Hunyuan Custom - A small single subject study
Since its release, I've seen virtually no one talk about Hunyuan Custom. Sure, it got caught up in the Wan VACE craze, but is it inferior in all aspects? I've been meaning to find out a bit about its capabilities and finally decided to put some cycles into figuring it out. I will not put forward any claims in this article, but I will show some things it can do. Consider it a 'Get started with Hunyuan Custom' type article.
I used the default ComfyUI Hunyuan Wrapper workflow and started with one of my trusty images I've been using lately. If you have ever wondered what Gimli played by Sean Bean in an 80s version of LotR would look like, I think this will give you some hints.
The workflow is for a single image reference to video, that was first released, not the newer video and audio reactive model.
I'll skip a lot of the boring iteration and just tell you that it took me quite some time to get from here:
which looks nothing like I want, to here:
which at least resembles my reference image, but still looks quite bad. Same prompt, different steps, flow_shift and cfg. Possibly due to the low resolution I use for my inference, but the model seemed really unstable, for lack of a better word. A slight change in those values would completely change the output. Luckily, some other generations fared better. I eventually ended up with something quite decent (albeait low res):
Steps: 30 (anything above would lose the resemblence to input)
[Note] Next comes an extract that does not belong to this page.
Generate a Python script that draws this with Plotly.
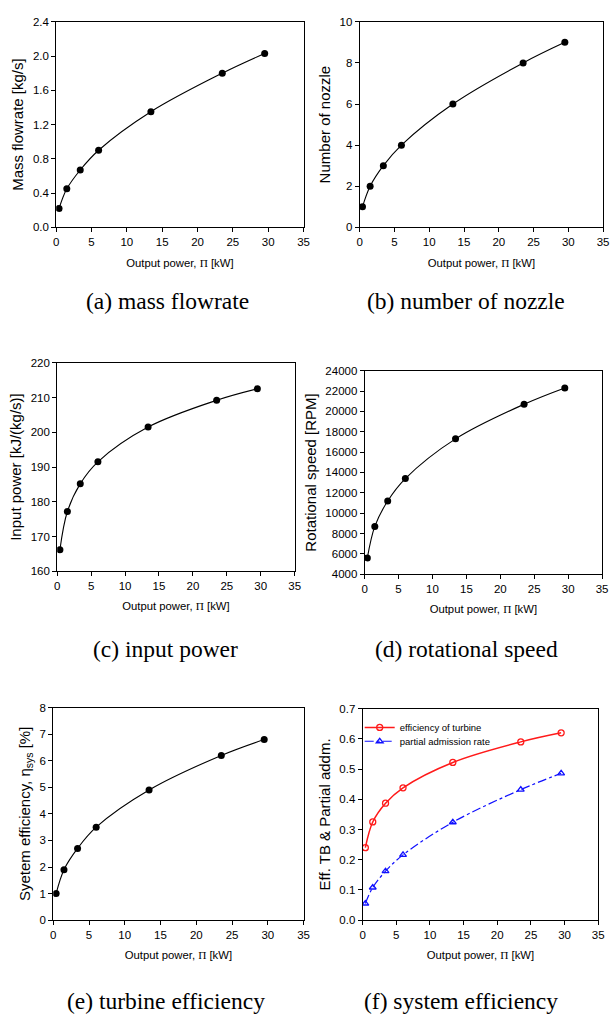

Flow_shift: 16.55 (again, deviating much lost resemblence). Going much higher gives a darker image.
Cfg: 9.50 (around 10 seemed like a nice threshold)
Here I also "improved" the prompt by using "high quality" and "cinematic", after looking at the example prompts. It felt quite 2023. It also used my 80s fantasy lora, but I'm not sure it affected it much.
After this I decided to shift focus a bit and see how well it would carry style over to different scenarios. These examples proved the strength of Custom better, imo.
"the man is sitting on a swing on a playground, staring blankly into the distance. cinematic. high quality"
Steps: 30
Flow_shift: 18.50
Cfg: 8.50
"the man is buying groceries at the supermarket. he inspects a carrot. cinematic. realistic."
Steps: 30
Flow_shift: 15.49
Cfg: 11.77
I tried some other references and characters with various results, but here are some general findings:
- Works well with portrait style images -> portrait / up close shots. Possible same -> same, but lack of examples on my behalf makes me unable to prove this point.
- Not so good for background transfer. I tried to use a setting image and insert some character or action into it, but the image wobbled and warped.
- Brings style of the image fairly well. Should be evident by my examples.
- Hunyuan LoRAs "work", but less so than for Framepack. The model is probably more finetuned away from the original. I hope to do some LoRA experimentation in the near future.
In summary, it has potential, but feels a bit raw and non-responsive sometimes. I really liked some of the results I got, while it sometimes took frustratingly long to get there.